Topographic maps are used by hikers and backpackers to plan routes, estimate travel times, find water, good campsites, and track their progress on hikes. They’re designed to depict the three dimensional shape of the world (mountains, valleys, plains, etc.) in two dimensions using flat squiggly lines that represent different elevations above or below sea level.
Called contour lines, every point along a single continuous line has the same elevation, which is labelled somewhere along the line. The elevation difference between two contour lines is called the contour interval.When contour lines are close together on a map, they depict a steeper slope than if the lines are father apart. You can often find the value of the contour interval in the map’s scale or figure it out by finding two contour lines with printed elevations, subtracting the smaller from the larger and dividing the total by the number of contour lines between the two elevations.
Let’s look at two different ways to use a topographic map, called “orienting a map”, and for estimating travel times.
Orienting a Map
With a little practice, you can learn to match landscape features you see in front of you to ones on maps that depict the area you’re hiking in. This is useful for orienting a map to determine your current location on it and make it match the land features you’re looking at. Using a compass or a GPS makes can make it easier to orient your map, but you can also learn how to do it simply by matching the terrain features you can see with the contour lines shown on a topographic map.
For example, take the top photo shown above, which shows the Appalachian Trail running north to Mt Lafayette on Franconia Ridge in New Hampshire. That same trail is shown in the topographic map in Map 1, above, and marked in pink. Note how the contour line elevations to the left and right of the pink line increase until they meet at the middle at the trail. This is what the contours lines for a ridge line look like on a topographic map, two steep slopes that meet at the top.
Here’s a shaded rendering of the same area that helps emphasize the elevations and gullies represented by the contour lines and the ridge line in between them. With practice you can take the contours lines shown in Map 1 and visualize them in your head like they’re shown in Map 2. Most topographic maps are printed or displayed like Map 1, so you can’t rely on having ones like Map 2, which are easier to visualize.
If you could see the ridge line from where you’re standing, you could turn your map so that the ridge was pointed in the same direction (parallel) with your map if you were holding it flat in your hands or flat on the ground. This is called orienting your map. How do you know it’s the right ridge line if you can see many? You’ll need to identify other features in the landscape, such as mountain peaks or hills, and match them to the topographic map.
Once you’ve oriented a map, you can usually tell where you are on it, and plan your next destination by following trails to where you want to go.
Estimating Travel Times
There are lots of reasons to estimate travel times on hikes:
- You plan to meet someone at a certain time and place down the trail, but need a good estimate of how long it will take you to cover the distance.

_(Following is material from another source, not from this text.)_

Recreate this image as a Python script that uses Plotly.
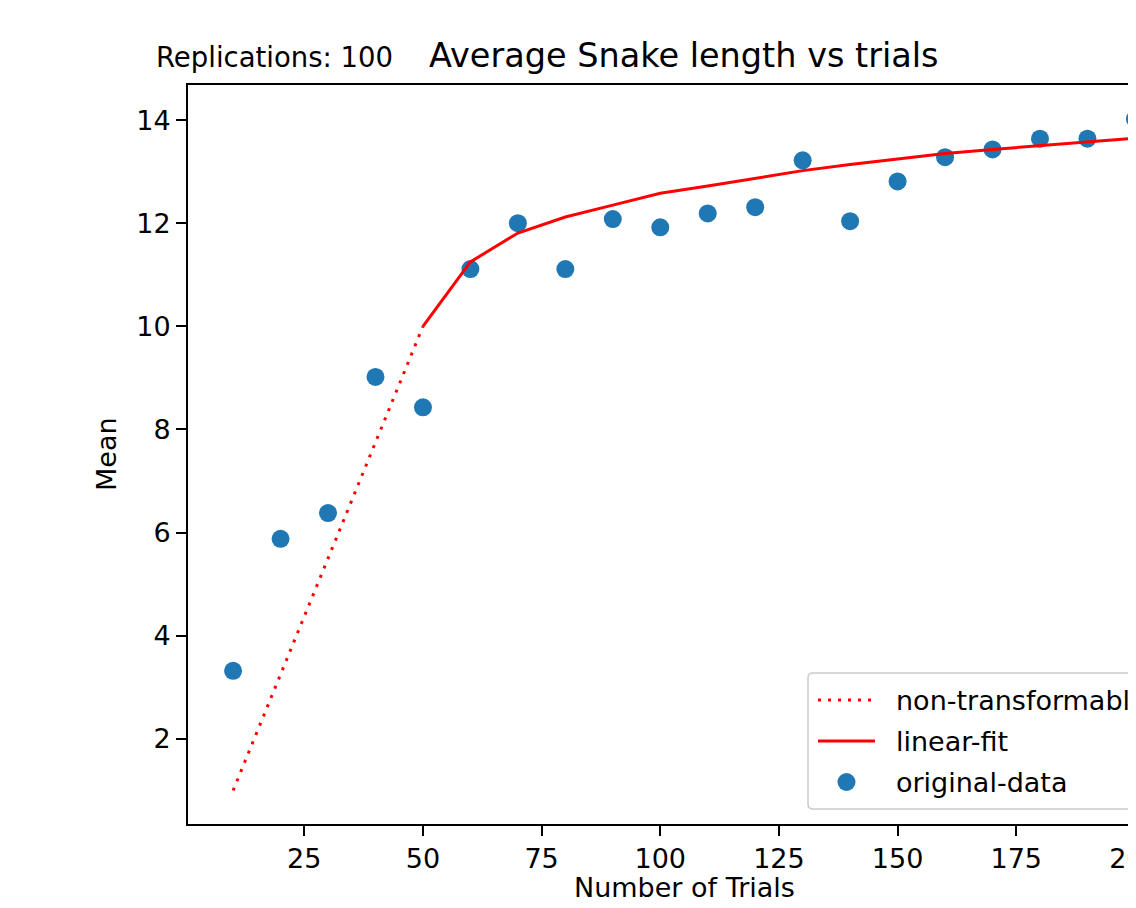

- You want to finish your hike before nightfall, because it’s easy to lose a trail in the dark and get lost.
- You want to minimize the amount of food weight you need to carry, so you need a good estimate of the number of meals you’ll require.
You can estimate the time it will take you to hike a known distance on a topographic map by adding up the trail distance you need to cover and the elevation gain along your route. On average, most hikers can walk at a 2 mph pace on level ground, but take an additional 30 minutes to climb 1000 feet of elevation gain. For example, it would take you 1.5 hours to hike a distance of 2 miles with 1000 feet of elevation gain.
You can determine the distance you need to hike by using the map scale printed (or displayed) on your map. To calculate elevation gain, you’d add up the number of uphill contour lines and multiply that number by the contour interval. Make sure you just count the contour lines along your route that are climbing up hill and ignore the ones that represent descents. Use estimating formula described above and you’ll come up with a surprisingly accurate estimate of the time it will take for you to cover the required distance and elevation gain, not including any long breaks you take along them way.